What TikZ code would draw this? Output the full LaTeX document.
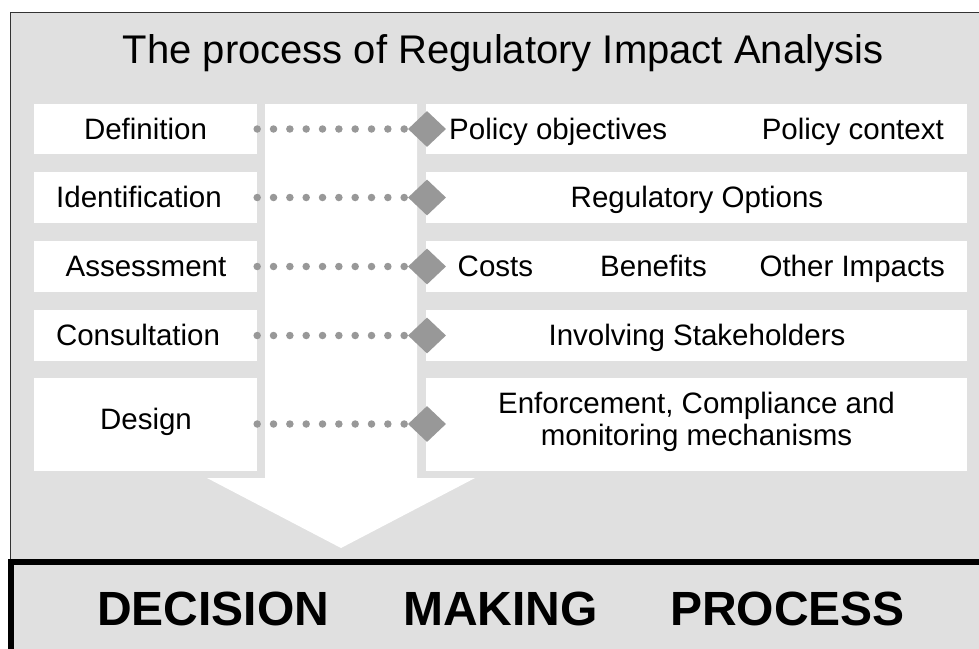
\documentclass[tikz,border=0pt]{standalone}
\usepackage{fontspec}
\setmainfont{Liberation Sans}
\usetikzlibrary{shapes.geometric}
\definecolor{bggray}{RGB}{224,224,224}
\definecolor{dotgray}{RGB}{152,152,152}
\begin{document}
\begin{tikzpicture}[x=1pt,y=-1pt,
  lbox/.style={fill=white, draw=none, minimum width=223pt, inner sep=0pt},
  rbox/.style={fill=white, draw=none, minimum width=541pt, inner sep=0pt},
  lbl/.style={inner sep=0pt, font=\fontsize{29.5}{32}\selectfont},
  dmd/.style={diamond, fill=dotgray, draw=none, minimum width=38pt, minimum height=36pt, inner sep=0pt},
  dotline/.style={draw=dotgray, line width=7.5pt, line cap=round, dash pattern=on 0pt off 16.33pt, shorten >=2.5pt},
  bigtxt/.style={inner sep=0pt, font=\bfseries\fontsize{48}{56}\selectfont}]
\clip (0,0) rectangle (979,648);
% background panel
\fill[bggray] (10,12) rectangle (979,562);
\draw[line width=1pt, black!80] (979,12) -- (10,12) -- (10,562);
% big arrow
\fill[white] (265,104) -- (417,104) -- (417,478) -- (475,478) -- (341,548) -- (207,478) -- (265,478) -- cycle;
% title
\node[anchor=base, inner sep=0pt, font=\fontsize{40}{48}\selectfont] (title) at (503,63) {The process of Regulatory Impact Analysis};
% left boxes
\node[lbox, minimum height=50pt] (L1) at (145.5,129) {};
\node[lbox, minimum height=51pt] (L2) at (145.5,197.5) {};
\node[lbox, minimum height=51pt] (L3) at (145.5,266.5) {};
\node[lbox, minimum height=51pt] (L4) at (145.5,335.5) {};
\node[lbox, minimum height=93pt] (L5) at (145.5,424.5) {};
% right boxes
\node[rbox, minimum height=50pt] (R1) at (696.5,129) {};
\node[rbox, minimum height=51pt] (R2) at (696.5,197.5) {};
\node[rbox, minimum height=51pt] (R3) at (696.5,266.5) {};
\node[rbox, minimum height=51pt] (R4) at (696.5,335.5) {};
\node[rbox, minimum height=93pt] (R5) at (696.5,424.5) {};
% left labels
\node[lbl, anchor=base] (t1) at (145.5,139) {Definition};
\node[lbl, anchor=base] (t2) at (139,207.5) {Identification};
\node[lbl, anchor=base] (t3) at (146,276.5) {Assessment};
\node[lbl, anchor=base] (t4) at (138,345.5) {Consultation};
\node[lbl, anchor=base] (t5) at (146,429) {Design};
% diamonds
\node[dmd] (D1) at (427,129) {};
\node[dmd] (D2) at (427,197.5) {};
\node[dmd] (D3) at (427,266.5) {};
\node[dmd] (D4) at (427,335.5) {};
\node[dmd] (D5) at (427,424) {};
% dotted connectors
\draw[dotline] (L1.east) -- (D1.west);
\draw[dotline] (L2.east) -- (D2.west);
\draw[dotline] (L3.east) -- (D3.west);
\draw[dotline] (L4.east) -- (D4.west);
\draw[dotline] (L5.east |- D5.west) -- (D5.west);
% right labels
\node[lbl, anchor=base west] (r1a) at (449,139) {Policy objectives};
\node[lbl, anchor=base east] (r1b) at (944,139) {Policy context};
\node[lbl, anchor=base] (r2) at (697,207.5) {Regulatory Options};
\node[lbl, anchor=base west] (r3a) at (457.5,276.5) {Costs};
\node[lbl, anchor=base west] (r3b) at (600,276.5) {Benefits};
\node[lbl, anchor=base east] (r3c) at (945,276.5) {Other Impacts};
\node[lbl, anchor=base] (r4) at (697,345.5) {Involving Stakeholders};
\node[lbl, anchor=base] (r5a) at (696.5,413) {Enforcement, Compliance and};
\node[lbl, anchor=base] (r5b) at (696.5,445) {monitoring mechanisms};
% bottom box
\draw[line width=6pt, fill=bggray] (10.5,562) rectangle (1000,700);
\node[bigtxt, anchor=base west] (b1) at (97,625) {DECISION};
\node[bigtxt, anchor=base west] (b2) at (403,625) {MAKING};
\node[bigtxt, anchor=base west] (b3) at (670,625) {PROCESS};
\end{tikzpicture}
\end{document}
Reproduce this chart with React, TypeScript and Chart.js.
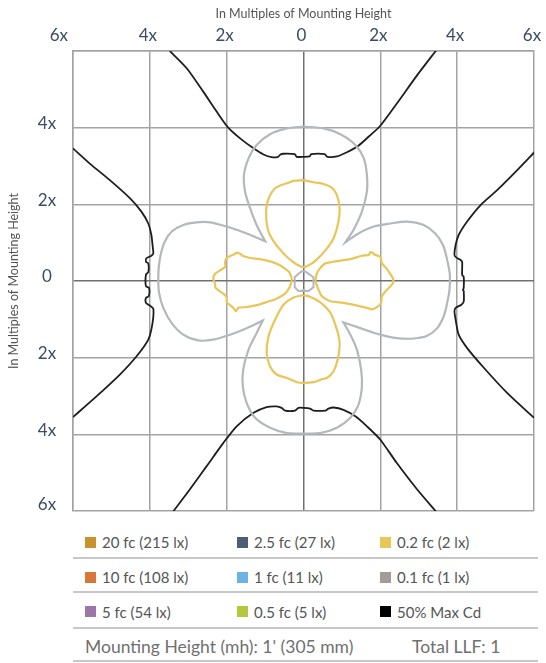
import React, { useEffect, useRef } from 'react';
import { Chart, registerables } from 'chart.js';

Chart.register(...registerables);

// ---- axis ticks ----
const xTickValues = [-6, -4, -2, 0, 2, 4, 6];
const xTickLabels = ['6x', '4x', '2x', '0', '2x', '4x', '6x'];
const yTickValues = [4, 2, 0, -2, -4, -6];
const yTickLabels = ['4x', '2x', '0', '2x', '4x', '6x'];
const axisTitle = 'In Multiples of Mounting Height';

// ---- 50% Max Cd (black) ----
const blackTop: number[][] = [
  [-3.48, 6.0], [-3.04, 5.55], [-2.61, 4.94], [-2.26, 4.42], [-1.96, 4.0], [-1.65, 3.72], [-1.3, 3.46],
  [-1.04, 3.3], [-0.83, 3.23], [-0.66, 3.24], [-0.6, 3.3], [-0.52, 3.32], [-0.23, 3.31], [-0.18, 3.24],
  [0, 3.24], [0.16, 3.25], [0.2, 3.31], [0.55, 3.31], [0.62, 3.24], [0.87, 3.25], [1.13, 3.36],
  [1.43, 3.53], [1.7, 3.77], [2.0, 4.05], [2.43, 4.63], [2.96, 5.37], [3.48, 6.05],
];
const blackBottom: number[][] = [
  [-3.39, -6.01], [-2.96, -5.44], [-2.52, -4.83], [-2.09, -4.23], [-1.74, -3.79], [-1.3, -3.44],
  [-0.96, -3.29], [-0.7, -3.27], [-0.57, -3.31], [-0.48, -3.38], [-0.22, -3.38], [-0.13, -3.31],
  [0, -3.31], [0.17, -3.33], [0.26, -3.38], [0.57, -3.38], [0.65, -3.33], [0.78, -3.3], [1.04, -3.36],
  [1.35, -3.53], [1.65, -3.79], [2.0, -4.14], [2.43, -4.75], [2.96, -5.44], [3.48, -6.05],
];
const blackLeft: number[][] = [
  [-6.0, 3.46], [-5.57, 3.07], [-5.04, 2.63], [-4.52, 2.16], [-4.22, 1.81], [-4.04, 1.5], [-3.96, 1.2],
  [-3.93, 0.94], [-3.91, 0.72], [-3.96, 0.66], [-4.09, 0.59], [-4.1, 0.5], [-4.04, 0.46], [-4.04, 0.23],
  [-4.1, 0.17], [-4.1, -0.14], [-4.02, -0.18], [-4.03, -0.4], [-4.1, -0.44], [-4.1, -0.57], [-4.0, -0.64],
  [-3.91, -0.72], [-3.93, -1.1], [-4.04, -1.53], [-4.35, -1.97], [-4.78, -2.44], [-5.39, -3.01], [-6.0, -3.55],
];
const blackRight: number[][] = [
  [6.04, 3.39], [5.57, 2.9], [5.04, 2.37], [4.61, 1.98], [4.26, 1.55], [4.04, 1.2], [3.96, 0.94],
  [3.93, 0.68], [3.98, 0.61], [4.09, 0.55], [4.13, 0.5], [4.13, 0.16], [4.17, 0.11], [4.17, -0.19],
  [4.15, -0.23], [4.17, -0.26], [4.17, -0.54], [4.11, -0.62], [3.96, -0.7], [3.93, -0.79], [3.96, -1.01],
  [4.04, -1.4], [4.26, -1.75], [4.7, -2.27], [5.3, -2.92], [6.0, -3.57],
];

// ---- 0.1 fc (gray) ----
const grayClover: number[][] = [
  [0, 4.03], [0.52, 3.98], [0.96, 3.83], [1.35, 3.55], [1.57, 3.2], [1.65, 2.77], [1.65, 2.33], [1.52, 1.81],
  [1.3, 1.33], [1.09, 1.01], [1.09, 1.01], [1.43, 1.24], [1.83, 1.42], [2.26, 1.5], [2.7, 1.55], [3.13, 1.46],
  [3.43, 1.24], [3.63, 0.94], [3.74, 0.55], [3.81, 0.16], [3.8, -0.23], [3.74, -0.57], [3.65, -0.92],
  [3.48, -1.23], [3.22, -1.43], [2.87, -1.5], [2.43, -1.49], [2.0, -1.4], [1.48, -1.23], [1.04, -1.08],
  [1.04, -1.08], [1.22, -1.4], [1.39, -1.79], [1.5, -2.31], [1.52, -2.75], [1.43, -3.23], [1.22, -3.57],
  [0.87, -3.83], [0.43, -3.97], [0, -3.98], [-0.43, -3.97], [-0.87, -3.83], [-1.26, -3.57], [-1.48, -3.18],
  [-1.58, -2.75], [-1.57, -2.31], [-1.43, -1.79], [-1.22, -1.36], [-1.06, -1.03], [-1.06, -1.03],
  [-1.48, -1.23], [-1.91, -1.4], [-2.35, -1.53], [-2.74, -1.55], [-3.13, -1.4], [-3.43, -1.1],
  [-3.65, -0.7], [-3.76, -0.31], [-3.78, 0.0], [-3.77, 0.33], [-3.72, 0.68], [-3.61, 1.03], [-3.43, 1.29],
  [-3.13, 1.46], [-2.78, 1.53], [-2.43, 1.53], [-2.0, 1.42], [-1.48, 1.24], [-1.0, 1.04], [-1.0, 1.04],
  [-1.22, 1.46], [-1.39, 1.9], [-1.52, 2.33], [-1.55, 2.77], [-1.43, 3.2], [-1.22, 3.55], [-0.87, 3.83],
  [-0.43, 3.98], [0, 4.03],
];
const grayCenter: number[][] = [
  [-0.09, 0.22], [-0.05, 0.25], [0.05, 0.25], [0.09, 0.22], [0.26, 0.1], [0.26, -0.16], [0.13, -0.26],
  [0.05, -0.26], [0.0, -0.23], [-0.05, -0.26], [-0.13, -0.26], [-0.23, -0.16], [-0.23, 0.1], [-0.09, 0.22],
];

// ---- 0.2 fc (yellow) ----
const yellowTop: number[][] = [
  [0, 2.63], [0.3, 2.57], [0.52, 2.53], [0.74, 2.43], [0.87, 2.24], [0.94, 1.9], [0.91, 1.55], [0.78, 1.11],
  [0.57, 0.8], [0.3, 0.52], [0.1, 0.39], [0, 0.36], [-0.1, 0.39], [-0.3, 0.52], [-0.52, 0.72], [-0.74, 0.98],
  [-0.91, 1.29], [-0.97, 1.63], [-0.96, 1.98], [-0.87, 2.24], [-0.74, 2.42], [-0.61, 2.49], [-0.43, 2.55],
  [-0.26, 2.61], [0, 2.63],
];
const yellowBottom: number[][] = [
  [0, -0.37], [0.17, -0.41], [0.43, -0.55], [0.7, -0.83], [0.87, -1.27], [0.94, -1.62], [0.89, -2.05],
  [0.78, -2.36], [0.61, -2.53], [0.48, -2.56], [0.26, -2.64], [0, -2.66], [-0.17, -2.64], [-0.43, -2.53],
  [-0.7, -2.44], [-0.87, -2.23], [-0.96, -1.88], [-0.91, -1.44], [-0.74, -1.01], [-0.52, -0.62],
  [-0.26, -0.43], [0, -0.37],
];
const yellowLeft: number[][] = [
  [-0.3, 0.06], [-0.37, 0.23], [-0.48, 0.32], [-0.61, 0.41], [-0.83, 0.5], [-1.13, 0.57], [-1.39, 0.6],
  [-1.57, 0.65], [-1.65, 0.71], [-1.74, 0.74], [-1.78, 0.71], [-1.87, 0.67], [-2.0, 0.6], [-2.04, 0.5],
  [-2.04, 0.37], [-2.17, 0.28], [-2.3, 0.19], [-2.35, 0.06], [-2.3, -0.07], [-2.3, -0.16], [-2.22, -0.24],
  [-2.09, -0.33], [-2.0, -0.42], [-2.0, -0.55], [-1.91, -0.63], [-1.83, -0.7], [-1.76, -0.79], [-1.7, -0.7],
  [-1.48, -0.68], [-1.22, -0.63], [-0.96, -0.55], [-0.7, -0.46], [-0.48, -0.33], [-0.37, -0.18],
  [-0.33, -0.07], [-0.3, 0.06],
];
const yellowRight: number[][] = [
  [0.31, 0.0], [0.34, 0.18], [0.43, 0.33], [0.57, 0.46], [0.87, 0.52], [1.22, 0.57], [1.52, 0.66],
  [1.7, 0.68], [1.74, 0.75], [1.8, 0.74], [1.83, 0.7], [2.0, 0.63], [2.04, 0.46], [2.16, 0.33], [2.26, 0.18],
  [2.33, 0.07], [2.33, -0.05], [2.28, -0.12], [2.17, -0.23], [2.04, -0.4], [2.02, -0.57], [1.91, -0.68],
  [1.78, -0.74], [1.65, -0.7], [1.48, -0.66], [1.04, -0.57], [0.7, -0.53], [0.48, -0.4], [0.37, -0.18],
  [0.31, 0.0],
];

// ---- legend ----
const legendLabels = [
  '20 fc (215 lx)', '2.5 fc (27 lx)', '0.2 fc (2 lx)',
  '10 fc (108 lx)', '1 fc (11 lx)', '0.1 fc (1 lx)',
  '5 fc (54 lx)', '0.5 fc (5 lx)', '50% Max Cd',
];
const legendColors = [
  '#c9922d', '#4d5d78', '#e8c65a',
  '#d9773a', '#6cb2e4', '#a29c99',
  '#9c76a6', '#b3c83e', '#000000',
];
const footerLeft = "Mounting Height (mh): 1' (305 mm)";
const footerRight = 'Total LLF: 1';

const BLACK = '#1e1e1e';
const GRAY = '#b3b8bd';
const YELLOW = '#e8c658';
const FONT = 'Lato, "Open Sans", sans-serif';

const toPts = (arr: number[][]) => arr.map(([x, y]) => ({ x, y }));

const labelPlugin = {
  id: 'axisLabels',
  afterDraw(chart: any) {
    const { ctx, chartArea } = chart;
    const xs = chart.scales.x;
    const ys = chart.scales.y;
    ctx.save();
    ctx.fillStyle = '#3b4c66';
    ctx.font = `17px ${FONT}`;
    ctx.textBaseline = 'middle';
    xTickValues.forEach((v, i) => {
      const px = xs.getPixelForValue(v);
      if (i === 0) {
        ctx.textAlign = 'right';
        ctx.fillText(xTickLabels[i], px - 5, chartArea.top - 15);
      } else {
        ctx.textAlign = 'center';
        ctx.fillText(xTickLabels[i], px - 2, chartArea.top - 15);
      }
    });
    ctx.textAlign = 'center';
    yTickValues.forEach((v, i) => {
      const py = ys.getPixelForValue(v);
      ctx.fillText(yTickLabels[i], chartArea.left - 26, py - (v === -6 ? 6 : 4));
    });
    ctx.fillStyle = '#555555';
    ctx.font = `12.5px ${FONT}`;
    ctx.fillText(axisTitle, (chartArea.left + chartArea.right) / 2, chartArea.top - 37);
    ctx.translate(14, (chartArea.top + chartArea.bottom) / 2);
    ctx.rotate(-Math.PI / 2);
    ctx.fillText(axisTitle, 0, 0);
    ctx.restore();
  },
};

export default function App() {
  const ref = useRef<HTMLCanvasElement>(null);
  useEffect(() => {
    if (!ref.current) return;
    const mk = (data: number[][], color: string, width = 2, tension = 0.3) => ({
      data: toPts(data),
      borderColor: color,
      backgroundColor: color,
      borderWidth: width,
      showLine: true,
      pointRadius: 0,
      tension,
      fill: false,
    });
    const chart = new Chart(ref.current, {
      type: 'scatter',
      data: {
        datasets: [
          mk(grayClover, GRAY, 2.2),
          mk(grayCenter, GRAY, 2, 0),
          mk(yellowTop, YELLOW, 2.2),
          mk(yellowBottom, YELLOW, 2.2),
          mk(yellowLeft, YELLOW, 2.2, 0.2),
          mk(yellowRight, YELLOW, 2.2, 0.2),
          mk(blackTop, BLACK, 1.8, 0.25),
          mk(blackBottom, BLACK, 1.8, 0.25),
          mk(blackLeft, BLACK, 1.8, 0.25),
          mk(blackRight, BLACK, 1.8, 0.25),
        ] as any,
      },
      options: {
        responsive: false,
        animation: false,
        events: [],
        layout: { padding: { left: 73, right: 12, top: 51, bottom: 9 } },
        plugins: { legend: { display: false }, tooltip: { enabled: false } },
        scales: {
          x: {
            type: 'linear',
            position: 'top',
            min: -6,
            max: 6,
            ticks: { display: false, stepSize: 2 },
            grid: {
              drawTicks: false,
              lineWidth: 1.5,
              color: (c: any) => (c.tick && c.tick.value === 0 ? '#707070' : '#a3a3a3'),
            },
            border: { display: true, color: '#a3a3a3', width: 1.5 },
          },
          y: {
            type: 'linear',
            min: -6,
            max: 6,
            ticks: { display: false, stepSize: 2 },
            grid: {
              drawTicks: false,
              lineWidth: 1.5,
              color: (c: any) => (c.tick && c.tick.value === 0 ? '#707070' : '#a3a3a3'),
            },
            border: { display: true, color: '#a3a3a3', width: 1.5 },
          },
        },
      } as any,
      plugins: [labelPlugin],
    });
    return () => chart.destroy();
  }, []);

  const rowCenters = [542, 577, 611.5];
  const lineYs = [558, 592, 628, 661];
  const colSwatchX = [85, 237, 380];

  return (
    <div style={{ position: 'absolute', left: 0, top: 0, width: 546, height: 663, background: '#fff', fontFamily: FONT, overflow: 'hidden' }}>
      <canvas ref={ref} width={546} height={520} style={{ position: 'absolute', left: 0, top: 0, width: 546, height: 520 }} />
      {legendLabels.map((lab, i) => {
        const r = Math.floor(i / 3);
        const c = i % 3;
        return (
          <div key={lab} style={{ position: 'absolute', left: colSwatchX[c], top: rowCenters[r] - 10, height: 20, display: 'flex', alignItems: 'center', whiteSpace: 'nowrap' }}>
            <span style={{ display: 'inline-block', width: 11, height: 11, background: legendColors[i], marginRight: 6 }} />
            <span style={{ fontSize: 15, color: '#555', lineHeight: '20px' }}>{lab}</span>
          </div>
        );
      })}
      {lineYs.map((y) => (
        <div key={y} style={{ position: 'absolute', left: 73, width: 465, top: y - 1, height: 2, background: '#c8c8c8' }} />
      ))}
      <div style={{ position: 'absolute', left: 85, top: 647 - 12, height: 24, lineHeight: '24px', fontSize: 17.5, color: '#707070', whiteSpace: 'nowrap' }}>{footerLeft}</div>
      <div style={{ position: 'absolute', left: 412, top: 647 - 12, height: 24, lineHeight: '24px', fontSize: 17.5, color: '#707070', whiteSpace: 'nowrap' }}>{footerRight}</div>
    </div>
  );
}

**********

EXERCISE OBJECTIVE »
Copy every line of the data that holds the string "this".

IN RESPONSE »
What TikZ code would draw this? Output the full LaTeX document.
Reproduce this chart with React, TypeScript and Chart.js.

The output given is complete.